The announcement was made this week about the Robertson Library winning the Atlantic Regional CAUBO award for our Virtual Research Environment, or VRE. The text from the award:
The other winners are available from the CAUBO site. You can get more information on the VRE and the software that sits behind it at our VRE and Islandora sites.The Virtual Research Environment (VRE) is an innovative software system for stewarding research data regardless of the type of data or discipline. The VRE combines a best-practice web-based content management system (Drupal) with a state-of-the-art data repository system (Fedora) via an open source application suite (Islandora) developed at UPEI. Together, these components help solve one of the most important and challenging aspects of any research-intensive institution: the reliable stewardship of research data throughout the life-cycle of a research program and beyond.
The VRE provides a wealth of social software tools and techniques to provide a highly-functional environment that encourages collaboration. It allows users to create workflows that can transform data into more usable formats and ensure that accessible versions of research assets are available to collaborators and/or the broader public. Over 50 research groups currently use the VRE system, representing all disciplines and research approaches, including interdisciplinary projects with international communities of interest. Examples include the Mollusc Health Lab, Marine Natural Products Lab, Marxism and Psychology Research Group, Advancing Interdisciplinary Research in Singing, and the L.M. Montgomery Institute.
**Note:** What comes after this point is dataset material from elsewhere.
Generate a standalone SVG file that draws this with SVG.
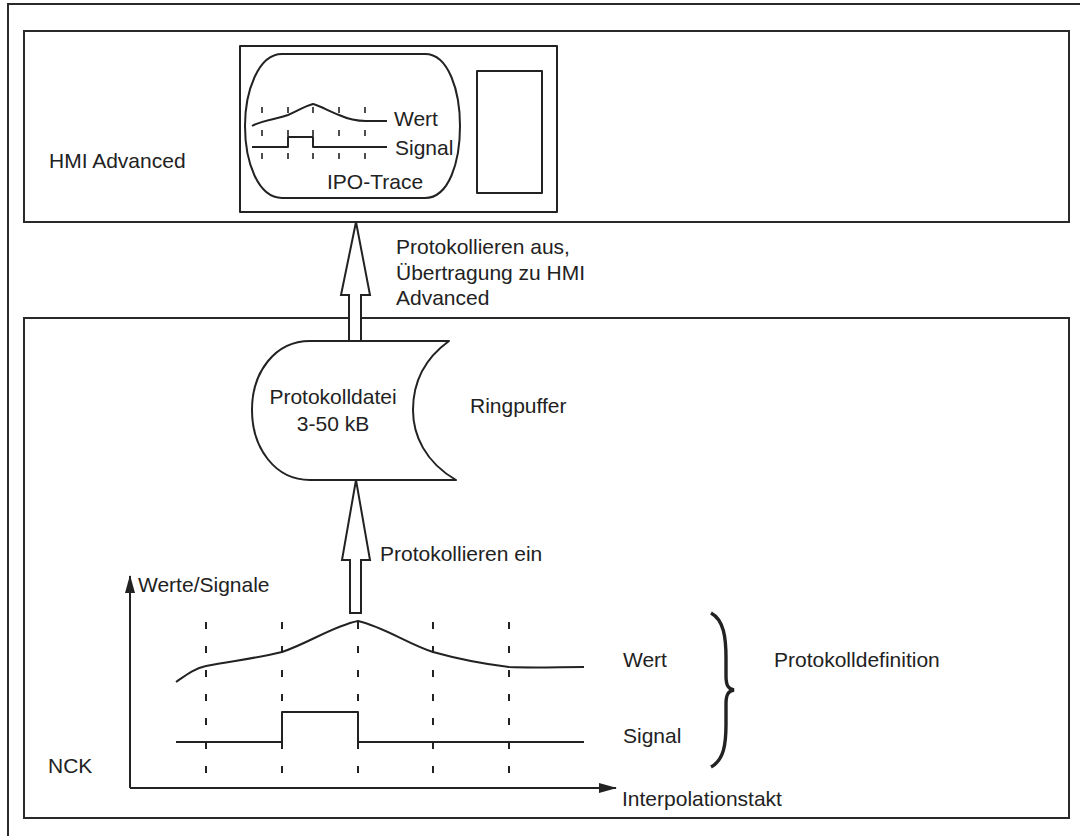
<svg xmlns="http://www.w3.org/2000/svg" width="1080" height="836" viewBox="0 0 1080 836">
  <style>
    .frame { fill: none; stroke: #2a2a2a; stroke-width: 2; }
    .line { fill: none; stroke: #222; stroke-width: 2; stroke-linejoin: round; }
    .hollow { fill: #fff; stroke: #222; stroke-width: 2; stroke-linejoin: miter; }
    .dash { fill: none; stroke: #222; stroke-width: 2; stroke-dasharray: 7 17; }
    .tick { fill: none; stroke: #222; stroke-width: 1.6; }
    text { font-family: "Liberation Sans", Arial, sans-serif; font-size: 21px; fill: #222; }
  </style>
  <defs>
    <marker id="filledHead" viewBox="0 0 18 10" refX="17" refY="5" markerWidth="18" markerHeight="10" markerUnits="userSpaceOnUse" orient="auto">
      <path d="M0,0 L18,5 L0,10 Z" fill="#222"/>
    </marker>
  </defs>

  <rect width="1080" height="836" fill="#fff"/>

  <!-- outer frame, running past the right and bottom edges -->
  <rect x="8" y="4" width="1200" height="1000" class="frame"/>

  <!-- HMI Advanced area -->
  <g id="hmi">
    <rect x="24" y="31" width="1045" height="191" class="frame"/>
    <text x="49" y="168">HMI Advanced</text>
  </g>

  <!-- operator screen with IPO trace -->
  <g id="monitor">
    <rect x="240" y="46" width="317" height="166" class="line"/>
    <path d="M282,54 L425,54 C449,54 460,92 460,126 C460,162 449,198 425,198 L282,198 C258,198 245,162 245,126 C245,92 258,54 282,54 Z" class="line"/>
    <rect x="477" y="71" width="65" height="122" class="line"/>
    <g class="tick">
      <path d="M262,107 v6 M288,107 v6 M313,107 v6 M339,107 v6 M365,107 v6"/>
      <path d="M262,130 v6 M288,130 v6 M313,130 v6 M339,130 v6 M365,130 v6"/>
      <path d="M262,153 v6 M288,153 v6 M313,153 v6 M339,153 v6 M365,153 v6"/>
    </g>
    <path d="M252,126 C262,120 278,119 288,115 C297,111 305,106 313,104 C321,106 330,112 339,115 C348,119 357,121 366,121 L387,121" class="line"/>
    <path d="M252,147 L288,147 L288,137 L313,137 L313,147 L387,147" class="line"/>
    <text x="394" y="126">Wert</text>
    <text x="395" y="155">Signal</text>
    <text x="327" y="189">IPO-Trace</text>
  </g>

  <!-- NCK area -->
  <g id="nck">
    <rect x="24" y="318" width="1045" height="500" class="frame"/>
    <text x="48" y="773">NCK</text>
  </g>

  <!-- ring buffer log file -->
  <g id="logfile">
    <path d="M310,341 L449,341 C420,362 413,388 413,410 C413,435 425,462 456,480 L310,480 C275,480 252,448 252,410 C252,372 275,341 310,341 Z" class="line"/>
    <text x="333" y="404" text-anchor="middle">Protokolldatei</text>
    <text x="333" y="431" text-anchor="middle">3-50 kB</text>
    <text x="470" y="413">Ringpuffer</text>
  </g>

  <!-- transfer arrows -->
  <g id="connectors">
    <path d="M356,222 L370,295 L361,295 L361,341 L349,341 L349,295 L341,295 Z" class="hollow"/>
    <path d="M356,480 L370,560 L361,560 L361,613 L350,613 L350,560 L342,560 Z" class="hollow"/>
  </g>
  <g id="labels">
    <text x="396" y="254">Protokollieren aus,</text>
    <text x="396" y="280">Übertragung zu HMI</text>
    <text x="396" y="305">Advanced</text>
    <text x="380" y="561">Protokollieren ein</text>
  </g>

  <!-- recorded values over the interpolation cycle -->
  <g id="chart">
    <path d="M130,788 L130,576" class="line" marker-end="url(#filledHead)"/>
    <path d="M130,788 L616,788" class="line" marker-end="url(#filledHead)"/>
    <text x="138" y="592">Werte/Signale</text>
    <text x="622" y="806">Interpolationstakt</text>
    <g class="dash">
      <path d="M206,622 V776"/>
      <path d="M282,622 V776"/>
      <path d="M358,622 V776"/>
      <path d="M433,622 V776"/>
      <path d="M509,622 V776"/>
    </g>
    <path d="M176,682 C186,675 195,668 206,666 C232,661 258,658 282,652 C309,643 333,626 358,621 C384,627 408,644 433,652 C458,659 484,664 509,667 C534,668 560,667 584,667" class="line"/>
    <path d="M176,742 L282,742 L282,712 L358,712 L358,742 L584,742" class="line"/>
    <text x="623" y="667">Wert</text>
    <text x="623" y="743">Signal</text>
  </g>

  <!-- brace grouping both traces -->
  <g id="definition">
    <path d="M711,613 C724,620 726,638 726,658 L726,676 C726,685 728,689 734,690 C728,691 726,695 726,704 L726,724 C726,744 724,760 711,767" fill="none" stroke="#222" stroke-width="3.4"/>
    <text x="774" y="667">Protokolldefinition</text>
  </g>
</svg>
The VRE software is also the basis of the library’s digital collections, including newspapers, magazines, books, audio and video.
The flexible architecture of the VRE system means that any digital file can be stored, described and accessed in a variety of ways, accommodating the requirements of individual researchers, while building a generalized framework which adapts to more uses. By bringing the core philosophies of the open source community to the research effort, the VRE also provides a transformative landscape on which to build UPEI’s research excellence and outreach. By distributing the open source software behind the VRE to the larger community, these same benefits will be available to the larger Canadian and international research communities. Emerging partnerships with other institutions (e.g., University of New Brunswick) and vendors (Sun Microsystems Inc.) point to the success of the VRE and related development efforts at UPEI’s Robertson Library.